Let us have one final full weekend of coquette escapism before the official arrival of fall, and for this one I’ll even get up into a dress and Sunday hat and pearls. A boy shouldn’t go anywhere without a pearl necklace. The Sunday hat is really just for Sundays, or Kentucky Derbies, but it fits the finery of our coquette aesthetic for the moment, and in honor of summer magic it stays on. Frilly and fantastical, I’m seeing this summer theme through to the end, though in all honesty I’m rather over it. The sweetness has turned sour, which is the greatest risk to any act of coquetry.
A reprise, then, for this penultimate summer weekend, courtesy of Laufey, who provided much of the soundtrack for our coquette moments.
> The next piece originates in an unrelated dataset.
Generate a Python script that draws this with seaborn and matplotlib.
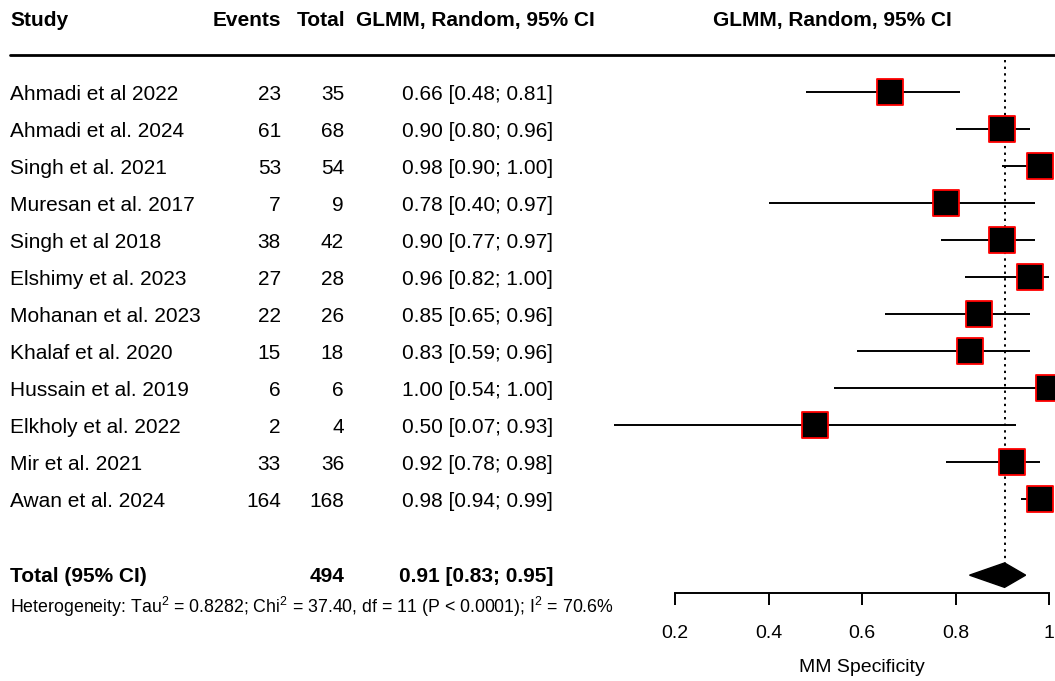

This is ‘Bewitched’ again.
A bit of bewitchery bodes well for the transition into fall, as does a certain feminine energy – and all will be revealed in the months to come. For now, let’s let out a sigh of gratitude for the summer. It’s largely been good to us, even if we haven’t always been good in return. There were sunny and beautiful days where I just didn’t manage to make the most of it, choosing to stay indoors, to stay hidden, to stay in a stasis as much from grief as from healing. There were also new wounds that opened old ones just when I might have thought things were better. The conundrum of a coquette summer… the work of the coming fall.
The sun shines differently in September. It still warms the day, but its staying power has diminished. The earth is priming itself for the bigger chill on the way. I hope it takes its time, slowing advancing into coolness instead of taking some precipitous drop that kills our tender plants in one fell swoop. Maybe that’s the better way though – like jumping right into the deep end of the pool instead of wading slowly in. Rip that ridiculous cherry bandage right off with nary a flinch or flutter.
Our hanging ferns in front of the house have performed poorly this summer, putting on the worst show of any ferns I’ve ever hung there. Of course they happen to be the most prominent plants on view to the street, another one of life’s little fuck-overs. I’ll take them down right after I write this, and drop them into the dumpster. Beneath the veneer of a coquette summer, there is always an underlying ugliness, some bit of bitterness to poison the sweet. Now I’m already veering into fall, and we still have a glittering part two of this madness to post.